Learn the Terms > Autofocus


Get it right, because focus is hard to fix

If you don't get a digital photograph right, you can always fix it.

There are plenty of image editing programs that will let you resize, adjust exposure, remove red-eye, fix colors and remove spots and blemishes. The one thing that you cannot fix is focus.

If you take a digital photograph out of focus, there is nothing you can do to make it look sharp. Because of this limitation, you want to make sure that your photo is in focus when you take it. Your camera's autofocus will help you.

Focus Points

In older film cameras, there is no such thing as focus points. The cameras focused on whatever was dead center in the viewfinder. This makes adjusting your composition tricky. Say that you don't want the primary subject to be in the center of the photo. With center focus cameras, if you didn't point the center of the camera at them, they would not be in focus. You had to focus on your subject, adjust your composition, and then take the shot.

Today's digital cameras are quite different. Virtually none of them have only one focus point. The standard number is three.

This means that the camera can now focus on three separate points, typically arranged horizontally side by side. If your primary subject is to the left, the camera picks the left focus point. If the subject is to the right, the camera selects that.

This means that you don't always have to point the camera straight at your primary subject to get it in focus.

Think that is helpful? Then think about what it's like to use a camera with nine focus points. These cameras typically arrange their focus points in a grid pattern. It means that no matter where your subject appears in the frame, they will always be in focus.

One-shot and Predictive Autofocus

The large majority of digital cameras only have one-shot autofocus. This is how it works: to focus on a subject, you point the camera at it and push the shutter halfway down. The camera will focus, and will let you know that it is in focus by beeping. When the camera has multiple focus points, it will light up the focus point is has selected for the shot.

Once the camera chirps to let you know the subject is in focus, you push the shutter all the way down and take the photo. When you get ready to take another shot, you have to push the shutter button down halfway again, and wait for the camera to focus.

Predictive autofocus is rare in compact digital cameras, but is a fairly standard feature on most digital SLRs. In this mode, the camera is continuously focusing. You can push the shutter at any time — you don't have to wait for the camera to focus and beep.

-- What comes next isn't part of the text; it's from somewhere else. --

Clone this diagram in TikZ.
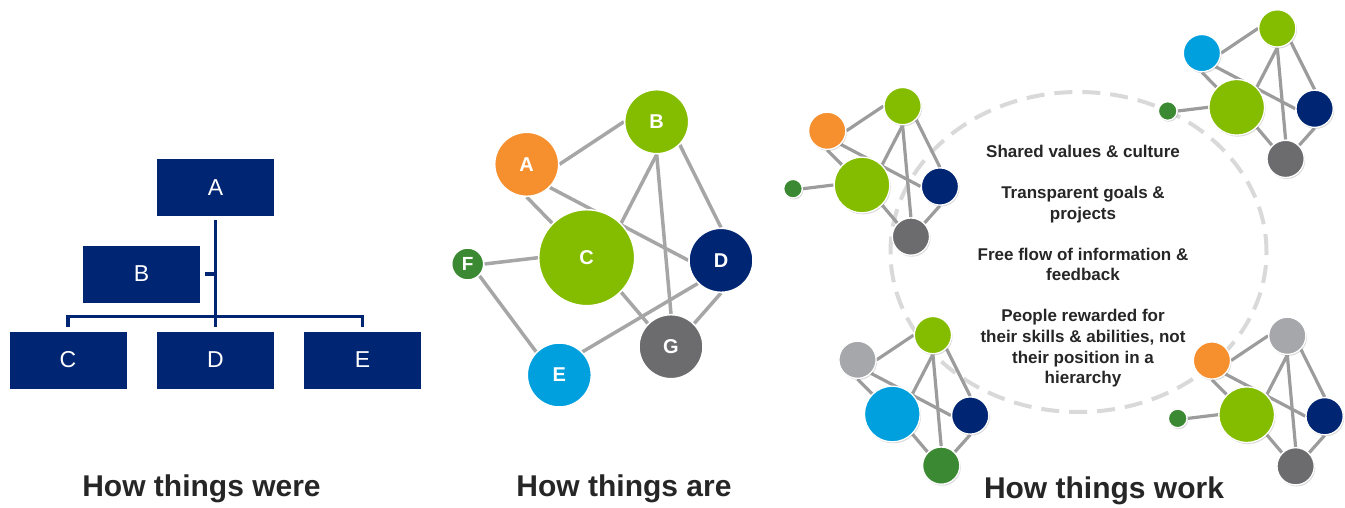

Predictive autofocus attempts to determine where the subject is and set the focus accordingly. This is especially helpful when you are taking photos of a moving subject. If you focus on a subject moving toward you, by the time you take the shot the subject will be closer and out of focus. Predictive autofocus tries to determine where the subject will be and sets the focus when you press the shutter button.

Focus Speed

Before you rush out and buy that digital camera you've been wanting, take it for a test drive at your local camera shop. The most important thing to test is how long the camera takes to focus.

Some compact digital cameras (especially older models) take 3 seconds or more to focus. This does not seem like a lot, but when you are trying to capture that critical moment, 3 seconds is an eternity. You can miss a lot of great photo opportunities if your camera can't manage to focus.

This test is not valid when there is not a lot of light. All digital cameras (even digital SLRs) have trouble focusing in low-light conditions. With a digital SLR, you can get around the problem by switching your lens from autofocus to manual focus. With a compact, there is not much you can do — most compacts don't have a manual focus setting.

What to Look For

Most snapshot photographers are going to need one-shot 3-point autofocus. This will cover your everyday shooting situation. Just make sure that the camera can focus fast enough for your tastes.

The avid sports photographer is going to go nuts with one-shot autofocus. With kids at play and pets in motion, few shots will be in focus. If your passion is subjects that are always moving, then consider a camera with more focus points and a predictive autofocus system. You'll wind up with a lot more shots you can keep and less that you throw away due to poor focus.